Obama has affirmed these statutory limits many times. No amount of telling the President that he said or meant something different. Even if a transcript of his remarks would reveal some slip of legal lip mistakenly averting less power than he had, to insist that the President forfeits his constitutional authority if he once misstated it is to engage in a nonsense exercise. Obama himself has said many times in relation to certain statutes, including in particular those that preclude a reform as comprehensive as that previously passed by the senate, the president cannot do the equivalent unilaterally. The limits of statute are the rule of law binding on all.

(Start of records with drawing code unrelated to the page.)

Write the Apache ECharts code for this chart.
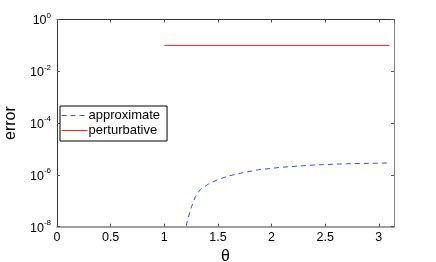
<!DOCTYPE html>
<html><head><meta charset="utf-8">
<script src="https://cdn.jsdelivr.net/npm/echarts@6/dist/echarts.min.js"></script>
<style>html,body{margin:0;padding:0;background:#fff}#c{width:436px;height:262px}</style>
</head><body><div id="c"></div>
<script>
var xTicks = [0, 0.5, 1, 1.5, 2, 2.5, 3];
var yTickExponents = [-8, -6, -4, -2, 0];
var approxTheta = [1.17, 1.203, 1.243, 1.29, 1.337, 1.414, 1.507, 1.6, 1.726, 1.88, 2.08, 2.39, 2.70, 3.11];
var approxError = [1e-9, 1.05e-8, 4.4e-8, 1.45e-7, 2.75e-7, 4.5e-7, 6.8e-7, 9.1e-7, 1.2e-6, 1.58e-6, 1.95e-6, 2.4e-6, 2.7e-6, 2.9e-6];
var pertTheta = [1.0, 3.1];
var pertError = [0.1, 0.1];

var FONT = 'Liberation Sans';
function zip(a, b) { return a.map(function (v, i) { return [v, b[i]]; }); }
function expOf(v) { return Math.round(Math.log(v) / Math.LN10); }

var chart = echarts.init(document.getElementById('c'), null, {renderer: 'canvas'});
var axisCol = '#333';
chart.setOption({
  animation: false,
  backgroundColor: '#fff',
  textStyle: {fontFamily: FONT},
  grid: {left: 57, right: 42, top: 19.5, bottom: 35.3, containLabel: false, outerBoundsMode: 'none'},
  legend: {
    orient: 'vertical', left: 60, top: 106,
    backgroundColor: '#fff', borderColor: '#000', borderWidth: 1,
    padding: [3, 7, 4, 1], itemWidth: 26, itemHeight: 14, itemGap: 2,
    itemStyle: {opacity: 0},
    lineStyle: {width: 1},
    textStyle: {fontFamily: FONT, fontSize: 13, color: '#000', padding: [0, 0, 0, -4]},
    data: ['approximate', 'perturbative']
  },
  xAxis: [{
    type: 'value', min: 0, max: Math.PI, interval: 0.5,
    name: 'θ', nameLocation: 'middle', nameGap: 19,
    nameTextStyle: {fontFamily: FONT, fontSize: 16, color: '#000'},
    axisLine: {show: true, onZero: false, lineStyle: {color: '#808080', width: 1.5}},
    axisTick: {show: true, inside: true, length: 3, lineStyle: {color: '#555'}},
    axisLabel: {
      fontFamily: FONT, fontSize: 12.5, color: '#000', margin: 4,
      showMaxLabel: false,
      formatter: function (v) { return Math.abs(v - Math.round(v * 2) / 2) < 1e-6 && xTicks.indexOf(Math.round(v * 2) / 2) >= 0 ? String(v) : ''; }
    },
    splitLine: {show: false}
  }, {
    type: 'value', min: 0, max: Math.PI, interval: 0.5, position: 'top',
    axisLine: {show: true, onZero: false, lineStyle: {color: axisCol, width: 1}},
    axisTick: {show: true, inside: true, length: 3, lineStyle: {color: '#555'}},
    axisLabel: {show: false}, splitLine: {show: false}
  }],
  yAxis: [{
    type: 'log', logBase: 10, min: 1e-8, max: 1, interval: 2,
    name: 'error', nameLocation: 'middle', nameGap: 27,
    nameTextStyle: {fontFamily: FONT, fontSize: 16, color: '#000'},
    axisLine: {show: true, onZero: false, lineStyle: {color: axisCol, width: 1}},
    axisTick: {show: true, inside: true, length: 3, lineStyle: {color: '#555'}},
    axisLabel: {
      margin: 6, color: '#000',
      formatter: function (v) { return '{b|10}{s|' + expOf(v) + '}'; },
      rich: {
        b: {fontFamily: FONT, fontSize: 12.5, color: '#000', verticalAlign: 'bottom', lineHeight: 16},
        s: {fontFamily: FONT, fontSize: 8, color: '#000', verticalAlign: 'top', lineHeight: 16}
      }
    },
    splitLine: {show: false}
  }, {
    type: 'log', logBase: 10, min: 1e-8, max: 1, interval: 2, position: 'right',
    axisLine: {show: true, onZero: false, lineStyle: {color: '#808080', width: 1}},
    axisTick: {show: true, inside: true, length: 3, lineStyle: {color: '#555'}},
    axisLabel: {show: false}, splitLine: {show: false}
  }],
  series: [{
    name: 'approximate', type: 'line', xAxisIndex: 0, yAxisIndex: 0,
    data: zip(approxTheta, approxError), smooth: false, symbol: 'none', clip: true,
    lineStyle: {color: '#3050ff', width: 1, type: [5, 4]},
    itemStyle: {color: '#3050ff'}
  }, {
    name: 'perturbative', type: 'line', xAxisIndex: 0, yAxisIndex: 0,
    data: zip(pertTheta, pertError), symbol: 'none', clip: true,
    lineStyle: {color: '#ff2020', width: 1},
    itemStyle: {color: '#ff2020'}
  }]
});
</script></body></html>
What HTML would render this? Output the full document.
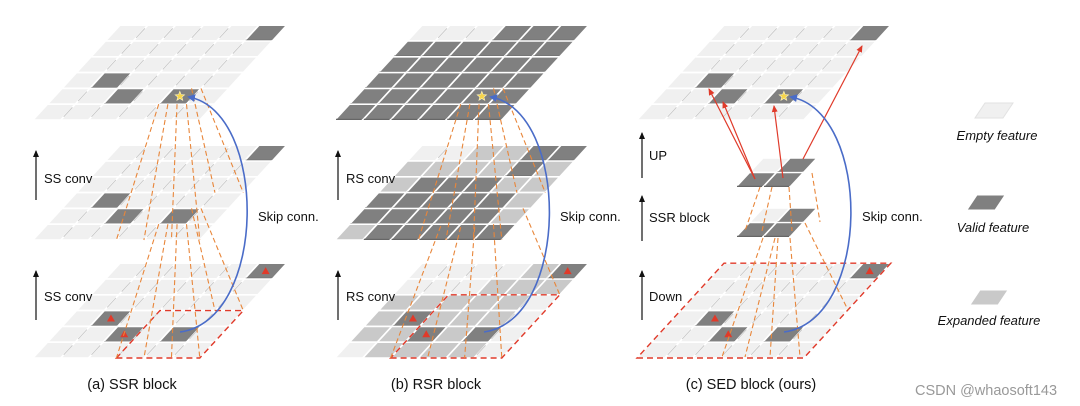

By contrast, the President's actions in exercising discretion to acknowledge the constitutional citizenship of those born here is, as some aid said, "unassailable." To assail those core aspects of presidential power would deny the separation of powers, not enforce it. This again is especially true, since in the assertion of the discretion granted to him by the Constitution, President Obama has been careful to identify and to defer to congressionally-placed conditions on his authority do long as it carries forward his judgment. Thus, the reprieve from removal which the Constitution grants the President is not automatic, but is subject to case-by-case adjudication under guidelines issued by the Department of Homeland Security as the executive is authorized to do under federal immigration law.

Furthermore, the law authorizes the department to issue work authorization for noncitizens once deferred action has been conferred, provided they demonstrate "economic necessity." Finally, the President has not been at all bashful about using his discretion to remove aliens during his term of office. Presumably those who argue for fences in the desert have approved President Obama's aggressive removals to date. If that approval is to be viewed as rational, it must be conceded to exist in a case where the removal considerations are absent.

Unassailable? Good enough for government work. Stop pouting over actions the Constitution allows. Worry more about what the Constitution or your constituents will conclude if, like the last Congress, you do nothing at all.